DATA PROVIDED
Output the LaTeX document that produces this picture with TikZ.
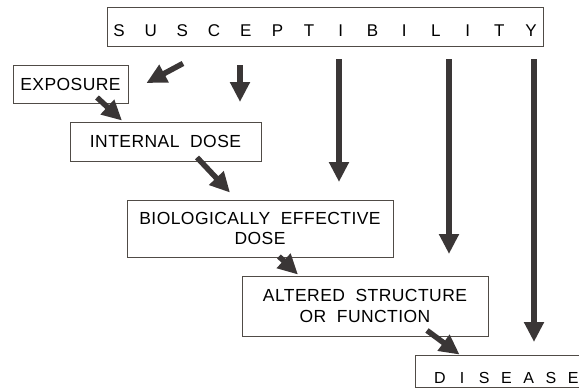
\documentclass[tikz,border=0pt]{standalone}
\usepackage{fontspec}
\setmainfont{Liberation Sans}[LetterSpace=2.5]
\usetikzlibrary{arrows.meta,calc}
\definecolor{ink}{RGB}{58,54,54}
\definecolor{frame}{RGB}{80,75,70}
\newcommand{\lbx}[1]{\makebox[31.7pt]{#1}}
\newcommand{\lbxd}[1]{\makebox[22.2pt]{#1}}
\begin{document}
\begin{tikzpicture}[x=1pt,y=-1pt,
  box/.style={draw=frame, line width=0.9pt, inner sep=0pt, align=center, font=\fontsize{17.5}{20.5}\selectfont},
  fat/.style={draw=ink, line width=5.5pt, -{Triangle[length=20pt,width=19pt]}}]
\useasboundingbox (0,0) rectangle (579,389);
% boxes
\node[box, minimum width=436pt, minimum height=39pt] (susc) at (325,26.5) {};
\node[inner sep=0pt, font=\fontsize{17}{20}\selectfont] (susctext) at (325,31)
  {\lbx{S}\lbx{U}\lbx{S}\lbx{C}\lbx{E}\lbx{P}\lbx{T}\lbx{I}\lbx{B}\lbx{I}\lbx{L}\lbx{I}\lbx{T}\lbx{Y}};
\node[box, minimum width=115pt, minimum height=38pt] (expo) at (70.5,84) {EXPOSURE};
\node[box, minimum width=191pt, minimum height=39pt] (int) at (165.5,141.5) {INTERNAL\ \ DOSE};
\node[box, minimum width=266pt, minimum height=57pt] (bio) at (260,228.5) {BIOLOGICALLY\ \ EFFECTIVE\\DOSE};
\node[box, minimum width=246pt, minimum height=60pt] (alt) at (365,306) {ALTERED\ \ STRUCTURE\\OR\ \ FUNCTION};
\node[box, minimum width=185pt, minimum height=32pt] (dis) at (507.5,371) {};
\node[inner sep=0pt, font=\fontsize{16}{19}\selectfont] (distext) at (506.5,378)
  {\lbxd{D}\lbxd{I}\lbxd{S}\lbxd{E}\lbxd{A}\lbxd{S}\lbxd{E}};
% end points of the susceptibility arrows
\coordinate (e1) at (240,102);
\coordinate (e2) at (339,182);
\coordinate (e3) at (449,254);
\coordinate (e4) at (534,342);
% susceptibility arrows
\draw[fat] ($(susc.south)+(-142,17)$) -- ($(expo.east)+(18,-1)$);
\draw[fat] ($(susc.south)+(-85,19)$) -- (e1);
\draw[fat] ($(susc.south)+(14,13)$) -- (e2);
\draw[fat] ($(susc.south)+(124,13)$) -- (e3);
\draw[fat] ($(susc.south)+(209,13)$) -- (e4);
% chain arrows
\draw[fat] ($(expo.south)+(26.5,-6)$) -- ($(int.north)+(-43.5,-1)$);
\draw[fat] ($(int.south)+(31.5,-4)$) -- ($(bio.north)+(-30,-7)$);
\draw[fat] ($(bio.south)+(19,-1)$) -- ($(alt.north)+(-67,-1)$);
\draw[fat] ($(alt.south)+(62,-6)$) -- ($(dis.north west)+(45,0)$);
\end{tikzpicture}
\end{document}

STATED TASK
Every line of the data above should be quoted exactly. Omit the pictures.

REPLY
Output the LaTeX document that produces this picture with TikZ.
\documentclass[tikz,border=0pt]{standalone}
\usepackage{fontspec}
\setmainfont{Liberation Sans}[LetterSpace=2.5]
\usetikzlibrary{arrows.meta,calc}
\definecolor{ink}{RGB}{58,54,54}
\definecolor{frame}{RGB}{80,75,70}
\newcommand{\lbx}[1]{\makebox[31.7pt]{#1}}
\newcommand{\lbxd}[1]{\makebox[22.2pt]{#1}}
\begin{document}
\begin{tikzpicture}[x=1pt,y=-1pt,
  box/.style={draw=frame, line width=0.9pt, inner sep=0pt, align=center, font=\fontsize{17.5}{20.5}\selectfont},
  fat/.style={draw=ink, line width=5.5pt, -{Triangle[length=20pt,width=19pt]}}]
\useasboundingbox (0,0) rectangle (579,389);
% boxes
\node[box, minimum width=436pt, minimum height=39pt] (susc) at (325,26.5) {};
\node[inner sep=0pt, font=\fontsize{17}{20}\selectfont] (susctext) at (325,31)
  {\lbx{S}\lbx{U}\lbx{S}\lbx{C}\lbx{E}\lbx{P}\lbx{T}\lbx{I}\lbx{B}\lbx{I}\lbx{L}\lbx{I}\lbx{T}\lbx{Y}};
\node[box, minimum width=115pt, minimum height=38pt] (expo) at (70.5,84) {EXPOSURE};
\node[box, minimum width=191pt, minimum height=39pt] (int) at (165.5,141.5) {INTERNAL\ \ DOSE};
\node[box, minimum width=266pt, minimum height=57pt] (bio) at (260,228.5) {BIOLOGICALLY\ \ EFFECTIVE\\DOSE};
\node[box, minimum width=246pt, minimum height=60pt] (alt) at (365,306) {ALTERED\ \ STRUCTURE\\OR\ \ FUNCTION};
\node[box, minimum width=185pt, minimum height=32pt] (dis) at (507.5,371) {};
\node[inner sep=0pt, font=\fontsize{16}{19}\selectfont] (distext) at (506.5,378)
  {\lbxd{D}\lbxd{I}\lbxd{S}\lbxd{E}\lbxd{A}\lbxd{S}\lbxd{E}};
% end points of the susceptibility arrows
\coordinate (e1) at (240,102);
\coordinate (e2) at (339,182);
\coordinate (e3) at (449,254);
\coordinate (e4) at (534,342);
% susceptibility arrows
\draw[fat] ($(susc.south)+(-142,17)$) -- ($(expo.east)+(18,-1)$);
\draw[fat] ($(susc.south)+(-85,19)$) -- (e1);
\draw[fat] ($(susc.south)+(14,13)$) -- (e2);
\draw[fat] ($(susc.south)+(124,13)$) -- (e3);
\draw[fat] ($(susc.south)+(209,13)$) -- (e4);
% chain arrows
\draw[fat] ($(expo.south)+(26.5,-6)$) -- ($(int.north)+(-43.5,-1)$);
\draw[fat] ($(int.south)+(31.5,-4)$) -- ($(bio.north)+(-30,-7)$);
\draw[fat] ($(bio.south)+(19,-1)$) -- ($(alt.north)+(-67,-1)$);
\draw[fat] ($(alt.south)+(62,-6)$) -- ($(dis.north west)+(45,0)$);
\end{tikzpicture}
\end{document}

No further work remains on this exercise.